▶ [To be done] Repeat verbatim only the lines from the one with "Reproduce this chart with matplotlib." through the one with "import numpy as np", both ends kept. Pictures stay out.

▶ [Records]
===
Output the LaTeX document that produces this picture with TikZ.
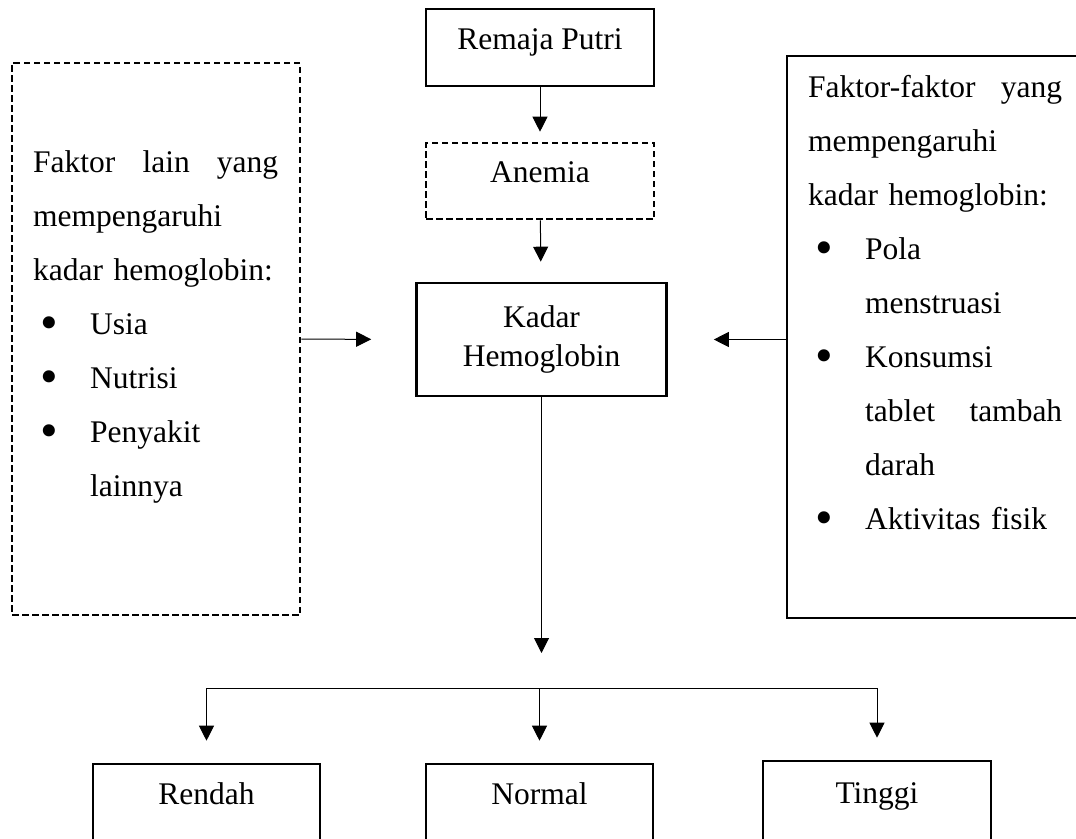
\documentclass[tikz,border=0pt]{standalone}
\usepackage{fontspec}
\setmainfont{Liberation Serif}
\usetikzlibrary{arrows.meta}
\newcommand{\butir}{\hspace*{7.5pt}\makebox[49.5pt][l]{\raisebox{-5pt}{\scalebox{1.6}{\textbullet}}}}
\newcommand{\lanjut}{\hspace*{57pt}}
\tikzset{
    kotak/.style={draw, line width=2.6pt, inner sep=0pt},
    isi/.style={text height=0.7em, text depth=0.4em},
    putus/.style={dash pattern=on 6.5pt off 3.5pt},
    panah/.style={-{Triangle[length=15pt,width=15pt]}, line width=1pt},
    daftar/.style={anchor=north west, inner sep=0pt, align=left, text width=#1}
}

\begin{document}
\begin{tikzpicture}[x=1pt, y=-1pt, font=\fontsize{31.5}{54}\selectfont]
                    \useasboundingbox (0,0) rectangle (1076,838);
                    \node[kotak, isi, minimum width=228pt, minimum height=77pt] (remaja) at (540,47.5) {Remaja Putri};
                    \node[kotak, isi, putus, minimum width=228pt, minimum height=76pt] (anemia) at (540,181) {Anemia};
                    \node[kotak, align=center, font=\fontsize{31.5}{39}\selectfont, minimum width=250pt, minimum height=113pt] (kadar) at (541.5,339.5) {Kadar\\Hemoglobin};
                    \node[kotak, putus, minimum width=288pt, minimum height=552pt] (lain) at (156,339) {};
                    \node[kotak, minimum width=298pt, minimum height=562pt] (faktor) at (936,337) {};
                    \node[daftar=245pt] (tlain) at (33,134.2) {\strut Faktor\hfill lain\hfill yang\\
                        mempengaruhi\\
                        kadar hemoglobin:\\
                        \butir Usia\\
                        \butir Nutrisi\\
                        \butir Penyakit\\
                        \lanjut lainnya};
                    \node[daftar=254pt] (tfaktor) at (808,59.2) {\strut Faktor-faktor\hfill yang\\
                        mempengaruhi\\
                        kadar hemoglobin:\\
                        \butir Pola\\
                        \lanjut menstruasi\\
                        \butir Konsumsi\\
                        \lanjut tablet\hfill tambah\\
                        \lanjut darah\\
                        \butir Aktivitas fisik};
                    \node[kotak, isi, minimum width=227pt, minimum height=78pt] (rendah) at (206.5,803) {Rendah};
                    \node[kotak, isi, minimum width=227pt, minimum height=78pt] (normal) at (539.5,803) {Normal};
                    \node[kotak, isi, minimum width=228pt, minimum height=82pt] (tinggi) at (877,802) {Tinggi};
                    \coordinate (ujung) at (541.5,653);
                    \coordinate (cabang) at (541.5,688);
                    \draw[panah, shorten >=10pt] (remaja) -- (anemia);
                    \draw[panah, shorten >=20pt] (anemia) -- (kadar);
                    \draw[panah, shorten >=44pt] (lain) -- (kadar);
                    \draw[panah, shorten >=46pt] (faktor.west |- kadar) -- (kadar);
                    \draw[panah] (kadar) -- (ujung);
                    \draw[line width=1pt] (rendah.north |- cabang) -- (tinggi.north |- cabang);
                    \foreach \n in {rendah, normal, tinggi}
                        \draw[panah, shorten >=22pt] (\n.north |- cabang) -- (\n.north);
                \end{tikzpicture}
\end{document}
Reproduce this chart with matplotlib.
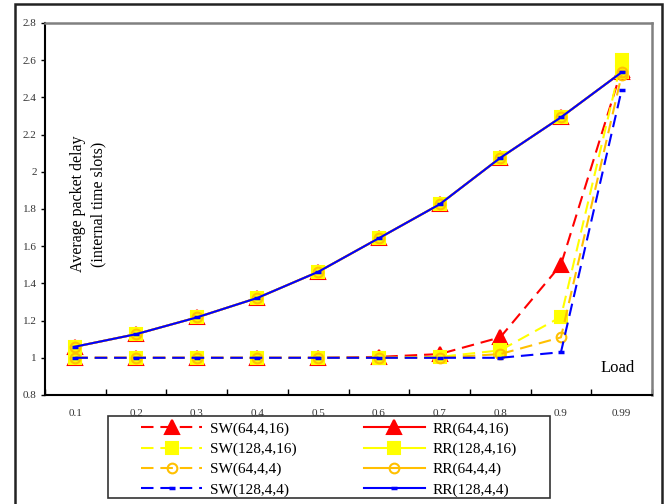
import matplotlib
matplotlib.use('Agg')
import matplotlib.pyplot as plt
from matplotlib.patches import Rectangle
import numpy as np

loads = ['0.1', '0.2', '0.3', '0.4', '0.5', '0.6', '0.7', '0.8', '0.9', '0.99']
rr_delay = [1.06, 1.127, 1.217, 1.322, 1.462, 1.643, 1.825, 2.075, 2.293, 2.535]
sw_64_4_16 = [1.0, 1.0, 1.0, 1.0, 1.0, 1.005, 1.02, 1.11, 1.50, 2.55]
sw_128_4_16 = [1.0, 1.0, 1.0, 1.0, 1.0, 1.0, 1.005, 1.04, 1.22, 2.60]
sw_64_4_4 = [1.0, 1.0, 1.0, 1.0, 1.0, 1.0, 1.0, 1.02, 1.11, 2.52]
sw_128_4_4 = [1.0, 1.0, 1.0, 1.0, 1.0, 1.0, 1.0, 1.0, 1.03, 2.44]
yticks = [0.8, 1.0, 1.2, 1.4, 1.6, 1.8, 2.0, 2.2, 2.4, 2.6, 2.8]
ytick_labels = ['0.8', '1', '1.2', '1.4', '1.6', '1.8', '2', '2.2', '2.4', '2.6', '2.8']

plt.rcParams['font.family'] = ['Liberation Serif', 'DejaVu Serif']

W, H = 669, 504
fig = plt.figure(figsize=(W/100, H/100), dpi=100)
ax = fig.add_axes([45/W, 1-395/H, (652-45)/W, (395-23)/H])

x = np.arange(len(loads))
dash = (0, (6, 3.3))
series = [
    # label, values, color, marker, ms, mfc, style
    ('SW(64,4,16)', sw_64_4_16, '#FF0000', '^', 9.5, '#FF0000', dash),
    ('RR(64,4,16)', rr_delay, '#FF0000', '^', 9.5, '#FF0000', '-'),
    ('SW(128,4,16)', sw_128_4_16, '#FFFF00', 's', 8.5, '#FFFF00', dash),
    ('RR(128,4,16)', rr_delay, '#FFFF00', 's', 8.5, '#FFFF00', '-'),
    ('SW(64,4,4)', sw_64_4_4, '#FFC000', 'o', 7, 'none', dash),
    ('RR(64,4,4)', rr_delay, '#FFC000', 'o', 7, 'none', '-'),
    ('SW(128,4,4)', sw_128_4_4, '#0000FF', '_', 5, '#0000FF', dash),
    ('RR(128,4,4)', rr_delay, '#0000FF', '_', 5, '#0000FF', '-'),
]
handles = {}
for name, vals, c, m, ms, mfc, ls in series:
    mew = 2.5 if m == '_' else 1.5
    h, = ax.plot(x, vals, color=c, ls=ls, lw=1.5, marker=m, ms=ms,
                 mfc=mfc, mec=c, mew=mew, label=name)
    handles[name] = h

ax.set_xlim(-0.5, len(loads) - 0.5)
ax.set_ylim(0.8, 2.8)
ax.set_yticks(yticks)
ax.set_yticklabels(ytick_labels)
ax.set_xticks(x)
ax.set_xticklabels(loads)
ax.set_xticks(np.arange(-0.5, len(loads)), minor=True)
ax.tick_params(axis='x', which='major', length=0, pad=10, labelsize=8, labelcolor='#333333')
ax.tick_params(axis='x', which='minor', direction='in', length=4, width=1)
ax.tick_params(axis='y', direction='out', length=3, width=1, pad=3, labelsize=8, labelcolor='#333333')

for s in ['left', 'bottom']:
    ax.spines[s].set_color('black')
    ax.spines[s].set_linewidth(1.5)
for s in ['top', 'right']:
    ax.spines[s].set_color('#808080')
    ax.spines[s].set_linewidth(1.8)

ax.text(0.944, 0.073, 'Load', transform=ax.transAxes, fontsize=12, ha='center', va='center')
fig.text(88/W, 1-204/H, 'Average packet delay\n(internal time slots)', rotation=90,
         fontsize=11.5, ha='center', va='center', linespacing=1.35, multialignment='center')

order = ['SW(64,4,16)', 'SW(128,4,16)', 'SW(64,4,4)', 'SW(128,4,4)',
         'RR(64,4,16)', 'RR(128,4,16)', 'RR(64,4,4)', 'RR(128,4,4)']
fig.legend([handles[k] for k in order], order, ncol=2, frameon=False,
           loc='upper left', bbox_to_anchor=(141/W, 1-422/H), fontsize=11,
           handlelength=4.0, handletextpad=0.5, columnspacing=4.4,
           labelspacing=0.42, borderpad=0, borderaxespad=0)
fig.patches.append(Rectangle((108/W, 1-498/H), (550-108)/W, (498-416)/H,
                             transform=fig.transFigure, fill=False, ec='#333333', lw=1.2))
# outer frame
fig.patches.append(Rectangle((15/W, -0.05), (662-15)/W, 1.05-4/H,
                             transform=fig.transFigure, fill=False, ec='#222222', lw=1.8))

fig.savefig('out.png', dpi=100)
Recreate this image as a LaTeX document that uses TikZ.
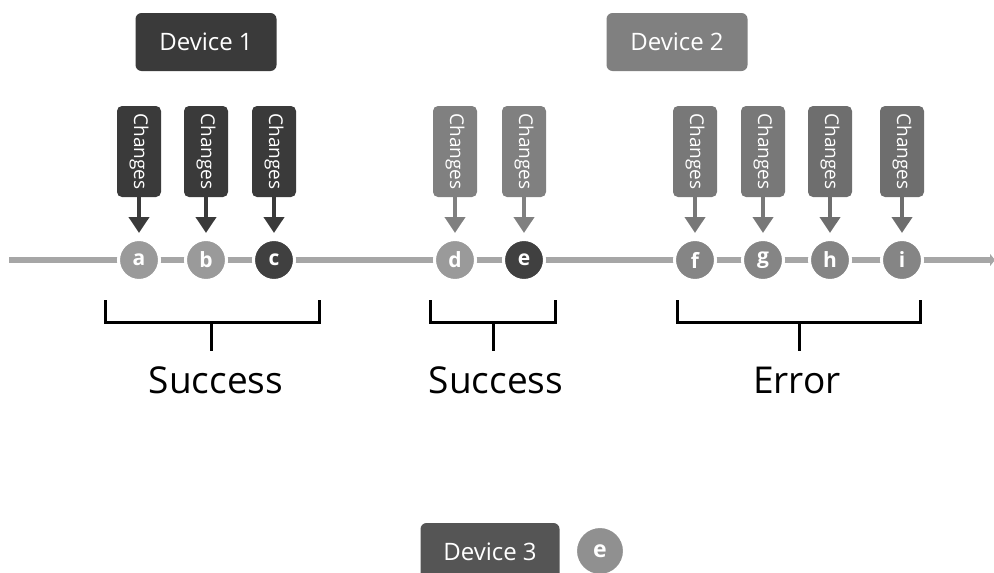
\documentclass[tikz,border=0pt]{standalone}
\usepackage{fontspec}
\setmainfont{Open Sans}
\usetikzlibrary{arrows.meta}
\definecolor{dk}{HTML}{3A3A3A}
\definecolor{dkdot}{HTML}{404040}
\definecolor{md}{HTML}{808080}
\definecolor{mdA}{HTML}{787878}
\definecolor{mdB}{HTML}{6E6E6E}
\definecolor{lt}{HTML}{9A9A9A}
\definecolor{ltB}{HTML}{858585}
\definecolor{line}{HTML}{A6A6A6}
\definecolor{dev3}{HTML}{555555}
\definecolor{dot3}{HTML}{909090}
\tikzset{
  devbox/.style={fill=#1, rounded corners=6pt, minimum width=141pt, minimum height=58pt,
    text=white, font=\fontsize{24}{28}\selectfont, inner sep=0pt},
  chg/.style={fill=#1, rounded corners=5pt, rotate=-90, minimum width=91pt, minimum height=44pt,
    text=white, font=\fontsize{19}{20}\selectfont, inner sep=0pt},
  dot/.style={circle, fill=#1, draw=white, line width=3pt, minimum size=41pt, inner sep=0pt,
    text=white, font=\bfseries\fontsize{21}{22}\selectfont},
  arr/.style={draw=#1, line width=4.5pt, -{Triangle[width=20pt,length=16pt]}, shorten >=5pt},
  brk/.style={line width=3pt, black},
  res/.style={anchor=base, font=\fontsize{37}{40}\selectfont, inner sep=0pt}
}
\begin{document}
\begin{tikzpicture}[x=1pt,y=-1pt]
\useasboundingbox (0,0) rectangle (994,573);
% timeline
\coordinate (tstart) at (9,260);
\coordinate (tend) at (995,260);
\draw[line, line width=6pt, -{Triangle[width=12pt,length=5pt]}] (tstart) -- (tend);
% devices
\node[devbox=dk] (dev1) at (206,42) {Device 1};
\node[devbox=md] (dev2) at (677,42) {Device 2};
\node[devbox=dev3, minimum width=139pt] (dev3) at (490,552) {Device 3};
\node[dot=dot3, minimum size=49pt, font=\bfseries\fontsize{23}{24}\selectfont] (e3) at (600,551) {e};
% dots
\node[dot=lt] (a) at (139,260) {a};
\node[dot=lt] (b) at (206,260) {b};
\node[dot=dkdot] (c) at (274,260) {c};
\node[dot=lt] (d) at (455,260) {d};
\node[dot=dkdot] (e) at (524,260) {e};
\node[dot=ltB] (f) at (695,260) {f};
\node[dot=ltB] (g) at (763,260) {g};
\node[dot=ltB] (h) at (830,260) {h};
\node[dot=ltB] (i) at (902,260) {i};
% change boxes
\node[chg=dk] (ca) at (139,151.5) {Changes};
\node[chg=dk] (cb) at (206,151.5) {Changes};
\node[chg=dk] (cc) at (274,151.5) {Changes};
\node[chg=md] (cd) at (455,151.5) {Changes};
\node[chg=md] (ce) at (524,151.5) {Changes};
\node[chg=mdA] (cf) at (695,151.5) {Changes};
\node[chg=mdA] (cg) at (763,151.5) {Changes};
\node[chg=mdB] (ch) at (830,151.5) {Changes};
\node[chg=mdB] (ci) at (902,151.5) {Changes};
% arrows
\draw[arr=dk] (ca) -- (a);
\draw[arr=dk] (cb) -- (b);
\draw[arr=dk] (cc) -- (c);
\draw[arr=md] (cd) -- (d);
\draw[arr=md] (ce) -- (e);
\draw[arr=mdA] (cf) -- (f);
\draw[arr=mdA] (cg) -- (g);
\draw[arr=mdB] (ch) -- (h);
\draw[arr=mdB] (ci) -- (i);
% brackets
\draw[brk] (105,300) -- (105,322) -- (319,322) -- (319,300) (211,322) -- (211,351);
\draw[brk] (430,300) -- (430,322) -- (555,322) -- (555,300) (493,322) -- (493,351);
\draw[brk] (677,300) -- (677,322) -- (920,322) -- (920,300) (799,322) -- (799,351);
\node[res] (s1) at (216,393) {Success};
\node[res] (s2) at (496,393) {Success};
\node[res] (err) at (797,393) {Error};
\end{tikzpicture}
\end{document}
===
▶ [The completed task]
Reproduce this chart with matplotlib.
import matplotlib
matplotlib.use('Agg')
import matplotlib.pyplot as plt
from matplotlib.patches import Rectangle
import numpy as np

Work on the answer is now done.